The Free Exercise Clause would not limit or prohibit otherwise valid laws that indirectly burden religiously motivated beliefs or practices. The approach, in other words, would not provide a constitutional right for exemptions for religious individuals from otherwise valid but religiously burdensome laws. Natural rights originalism would not support the approach taken by Justices Alito, Thomas, and Gorsuch in Fulton v. City of Philadelphia (2021). A natural rights construction also would differ from the approaches taken by Justice Scalia and Chief Justice Roberts, who read the Free Exercise Clause as a non-religious discrimination provision. The natural rights approach is both more limited and more focused: it prohibits laws that directly regulate religious exercises as such.[6]
My analysis of the Free Exercise clause has received significant attention, probably because many (though not all) conservatives do not like it. Regardless , I actually think that the book’s approach to the Establishment Clause has more to offer the Court.
For the Establishment Clause, the translation from natural rights theory to constitutional doctrine is a bit less direct. If we gather what we know about the text’s original design and consider the actual words adopted, a construction of the Establishment Clause consistent with the Founders’ natural rights political philosophy would prohibit both what I call “state establishments” and “church establishments .”[7]
Here the most useful example from the founding era is not the state of Virginia, which the Court recurred to in its early Establishment Clause jurisprudence, but rather South Carolina. The 1778 South Carolina Constitution is the only state constitution that explicitly and textually established a religion. It makes sense, therefore, to look at it to grasp the Founders’ original understanding of a religious establishment.
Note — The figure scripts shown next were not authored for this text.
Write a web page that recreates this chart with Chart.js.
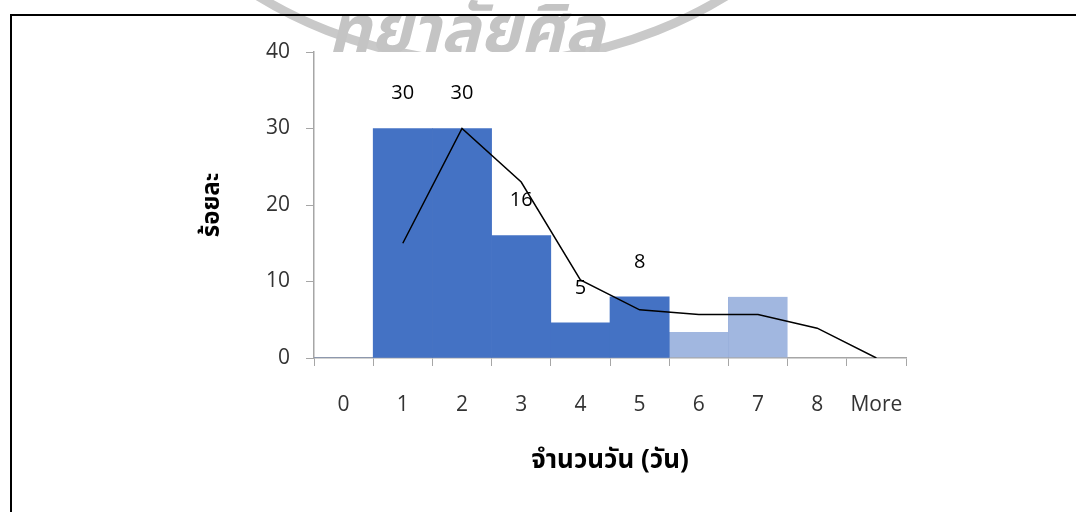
<!DOCTYPE html>
<html>
<head>
<meta charset="utf-8">
<script src="https://cdn.jsdelivr.net/npm/chart.js@4"></script>
<style>
  html, body { margin: 0; padding: 0; background: #fff; }
  #wrap { width: 1076px; height: 512px; position: relative; }
</style>
</head>
<body>
<div id="wrap"><canvas id="chart" width="1076" height="512"></canvas></div>
<script>
// Histogram of days (จำนวนวัน) with percentage line
var categories = ['0', '1', '2', '3', '4', '5', '6', '7', '8', 'More'];
var mainPct = [0, 30, 30, 16, 4.6, 8, null, null, null, null];
var otherPct = [null, null, null, null, null, null, 3.4, 8, null, null];
var linePct = [null, 15, 30, 23, 10.2, 6.3, 5.7, 5.7, 3.9, 0];
var barLabels = ['', '30', '30', '16', '5', '8', '', '', '', ''];
var yTicks = [0, 10, 20, 30, 40];

var THAI = '"Noto Sans Thai", "Noto Sans", Loma, Garuda, sans-serif';
var NUM = '"Open Sans", "Noto Sans", sans-serif';

// grey seal watermark + page frame
var backdrop = {
  id: 'backdrop',
  beforeDraw: function (chart) {
    var ctx = chart.ctx;
    ctx.save();
    ctx.beginPath();
    ctx.rect(0, 0, 1076, 52);
    ctx.clip();
    ctx.strokeStyle = '#c9c9c9';
    ctx.lineWidth = 9;
    ctx.beginPath();
    ctx.arc(492, -386, 448, 0, Math.PI);
    ctx.stroke();
    ctx.fillStyle = '#c4c4c4';
    ctx.font = 'italic bold 66px ' + THAI;
    ctx.textBaseline = 'alphabetic';
    ctx.textAlign = 'left';
    ctx.fillText('ทยาลัยศิล', 328, 52);
    ctx.restore();
  },
  afterDraw: function (chart) {
    var ctx = chart.ctx;
    ctx.save();
    ctx.strokeStyle = '#000';
    ctx.lineWidth = 2;
    ctx.beginPath();
    ctx.moveTo(11, 512);
    ctx.lineTo(11, 15);
    ctx.lineTo(1076, 15);
    ctx.stroke();
    ctx.restore();
  }
};

// value labels above the first bar series
var valueLabels = {
  id: 'valueLabels',
  afterDatasetsDraw: function (chart) {
    var ctx = chart.ctx;
    var meta = chart.getDatasetMeta(0);
    ctx.save();
    ctx.fillStyle = '#000';
    ctx.font = '20px ' + NUM;
    ctx.textAlign = 'center';
    ctx.textBaseline = 'middle';
    meta.data.forEach(function (bar, i) {
      if (!barLabels[i]) return;
      ctx.fillText(barLabels[i], bar.x, bar.y - 35);
    });
    ctx.restore();
  }
};

new Chart(document.getElementById('chart'), {
  type: 'bar',
  data: {
    labels: categories,
    datasets: [
      {
        data: mainPct,
        backgroundColor: '#4472c4',
        barPercentage: 1,
        categoryPercentage: 1,
        order: 2
      },
      {
        data: otherPct,
        backgroundColor: '#a1b7e0',
        borderColor: '#8fa8d8',
        borderWidth: { left: 1 },
        borderSkipped: false,
        barPercentage: 1,
        categoryPercentage: 1,
        order: 2
      },
      {
        type: 'line',
        data: linePct,
        borderColor: '#000',
        borderWidth: 1.5,
        pointRadius: 0,
        tension: 0,
        fill: false,
        order: 1
      }
    ]
  },
  options: {
    responsive: false,
    animation: false,
    devicePixelRatio: 1,
    layout: { padding: { top: 52, right: 170, left: 0, bottom: 0 } },
    plugins: {
      legend: { display: false },
      tooltip: { enabled: false }
    },
    scales: {
      x: {
        stacked: true,
        offset: true,
        grid: { drawOnChartArea: false, tickLength: 8, color: '#a6a6a6', offset: true },
        border: { color: '#a6a6a6', width: 1.5 },
        ticks: { color: '#333', font: { family: NUM, size: 21 }, padding: 26, maxRotation: 0 },
        title: {
          display: true,
          text: 'จำนวนวัน (วัน)',
          color: '#000',
          font: { family: THAI, size: 26, weight: 'bold' },
          padding: { top: 0, bottom: 34 }
        },
        afterFit: function (s) { s.height = 154; }
      },
      y: {
        min: 0,
        max: 40,
        afterBuildTicks: function (s) { s.ticks = yTicks.map(function (v) { return { value: v }; }); },
        grid: { drawOnChartArea: false, tickLength: 8, color: '#a6a6a6' },
        border: { color: '#a6a6a6', width: 1.5 },
        ticks: { color: '#333', font: { family: NUM, size: 21 }, padding: 16 },
        title: {
          display: true,
          text: 'ร้อยละ',
          color: '#000',
          font: { family: THAI, size: 24, weight: 'bold' },
          padding: { top: 200, bottom: 0 }
        },
        afterFit: function (s) { s.width = 314; }
      }
    }
  },
  plugins: [backdrop, valueLabels]
});
</script>
</body>
</html>
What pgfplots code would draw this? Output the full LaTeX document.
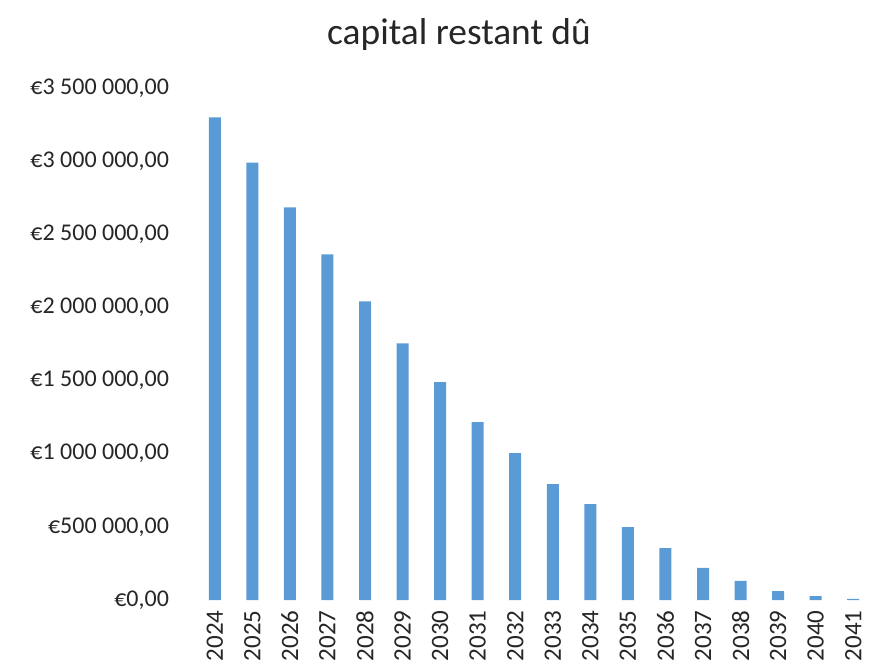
\documentclass[border=0pt]{standalone}
\usepackage{fontspec}
\setmainfont{Carlito}
\usepackage{pgfplots}
\pgfplotsset{compat=1.18}
\definecolor{barblue}{HTML}{5B9BD5}
\begin{document}
\begin{tikzpicture}
\path[use as bounding box] (0,0) rectangle (446pt,332pt);
\begin{axis}[
  at={(98pt,32pt)}, anchor=south west,
  scale only axis, width=338pt, height=256pt,
  xmin=-0.5, xmax=17.5, ymin=0, ymax=3500000,
  axis line style={draw=none},
  major tick length=0pt,
  xtick={0,...,17},
  xticklabels={2024,2025,2026,2027,2028,2029,2030,2031,2032,2033,2034,2035,2036,2037,2038,2039,2040,2041},
  xticklabel style={rotate=90, anchor=east, font=\fontsize{12.5}{14}\selectfont, text=black!85, inner sep=0pt},
  xticklabel shift=5pt,
  ytick={0,500000,1000000,1500000,2000000,2500000,3000000,3500000},
  yticklabels={{\mbox{€0,00}},{\mbox{€500 000,00}},{\mbox{€1 000 000,00}},{\mbox{€1 500 000,00}},{\mbox{€2 000 000,00}},{\mbox{€2 500 000,00}},{\mbox{€3 000 000,00}},{\mbox{€3 500 000,00}}},
  yticklabel style={font=\fontsize{12}{14}\selectfont, text=black!85, xshift=-10pt},
  scaled y ticks=false,
  ybar, bar width=6pt,
  clip=false,
]
\addplot[fill=barblue, draw=none] coordinates {
(0,3300000) (1,2990000) (2,2684000) (3,2363000) (4,2042000) (5,1755000)
(6,1489000) (7,1216000) (8,1004000) (9,792000) (10,656000) (11,499000)
(12,355000) (13,219000) (14,130000) (15,61000) (16,27000) (17,7000)
};
\end{axis}
\node[font=\fontsize{18.7}{22}\selectfont, text=black!85, anchor=base] at (229.5pt,309.5pt) {capital restant dû};
\end{tikzpicture}
\end{document}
The 1778 South Carolina Constitution legislated state privileges for, and state controls on, established churches. The constitution prescribed specific tenets of faith, it specified how ministers were to be selected, and it contained a provision like an oath of office that ministers of established churches had to recite. The constitution also extended specific privileges to state churches. Most notably, the state delegated its taxing power to church so that churches could assign “pew assessment” taxes on their members. Unlike a voluntary offering in support of ministry, these taxes were backed by the coercive force of the state. Congregants joined their churches voluntarily, but once they registered, the church effectively possessed the state’s taxing power over them .[8]
Drawing on the historical example of the 1778 South Carolina Constitution in addition to the Founders’ social compact theory, we can generalize what a natural rights approach to religious establishments would look like. A natural rights construction of the Establishment Clause (assuming incorporation) would prohibit:
• “state establishments”: government itself exercising the functions of an institutional church, including the regulation of internal church matters such as the content of doctrine and the selection of ministers
• “church establishments”: the delegation of government’s coercive authority to churches, especially in matters of taxation and financial contribution.
Whereas the Free Exercise Clause was designed to protect an individual right, the Establishment Clause was designed to prohibit certain types of relationships of privilege and control between the government and institutional churches. It was designed, for example, to prohibit government from prescribing religious doctrines or from regulating the manner in which church officials are selected. The Establishment Clause, accordingly, prohibits government from issuing preaching licenses. The state cannot require licensure for religious ministers because the state lacks authority over religious exercises as such. In short, a natural rights approach to the Establishment Clause would prohibit government from exercising over religious institutions any authority not granted to it and from delegating to religious institutions its own authority.
As I try to make clear in my book, my aim as a scholar is not primarily to defend the Founders or to recommend that we implement their ideas here or now. Rather, I seek to recover the Founders’ ideas about political liberty so that we might more deeply reflect on—and then choose wisely how to protect—our first freedom today. But for those committed to originalism, to do their craft intelligently, they must understand the Founders’ political philosophy. To be a faithful guardian of the Constitution’s original meaning in the most decisive sense requires understanding why the Founders adopted the constitution they did.[9] It is not enough to be respectful of the words in the document; one must comprehend the purpose of the Constitution if one is to understand all the words it contains. If we wish to understand and faithfully apply the text of the First Amendment, we must understand the Founders’ natural rights political philosophy. Explaining the words and the theological, philosophical, and political reasoning that led to their adoption is what Religious Liberty and the American Founding seeks to do.
[1] Vincent Phillip Muñoz, Religious Liberty and the American Founding, 118-24, 217-28.
[2] See, Vincent Phillip Muñoz, Religious Liberty and the American Founding, Chapter 1.
[3] See, Vincent Phillip Muñoz, Religious Liberty and the American Founding, Chapter 2.
[4] For a discussion of the Founders’ social compact theory, see Religious Liberty and the American Founding, Chapter 2.
[5] For an elaboration of this point, see Religious Liberty and the American Founding, Chapter 7.
[6] For a more thorough explanation of these points, see Chapters 6-8 in Religious Liberty and the American Founding.
[7] See, Religious Liberty and the American Founding, Chapter 7.
[8] For a more thorough discussion of the 1778 South Carolina Constitution’s and how it might shed meaning of the original public meaning of a religious “establishment,” see Religious Liberty and the American Founding, 242-45.
[9] The late Michael Uhlmann, with whom I had the pleasure of studying, stated a similar point with far more elegance in The Claremont Review of Books:
At the end of the day, words in a legal text, without more, cannot carry the philosophical weight that originalists place upon them. It is one thing to point out, as originalists do most effectively, that such-and-such a phrase had, and was meant to have, a particular, relatively fixed meaning at the time of its adoption. Persuading others that the identified meaning has, or should have, binding effect in our own day is another argument altogether. Ultimately, that argument must rest on the reaffirmation of the enduring, self-evident truths that must undergird the case for limited government, that is, on premises that are not explicitly identified in the constitutional text itself. A true originalism, in short, must look beyond the Constitution to justify the ground of its intellectual authority.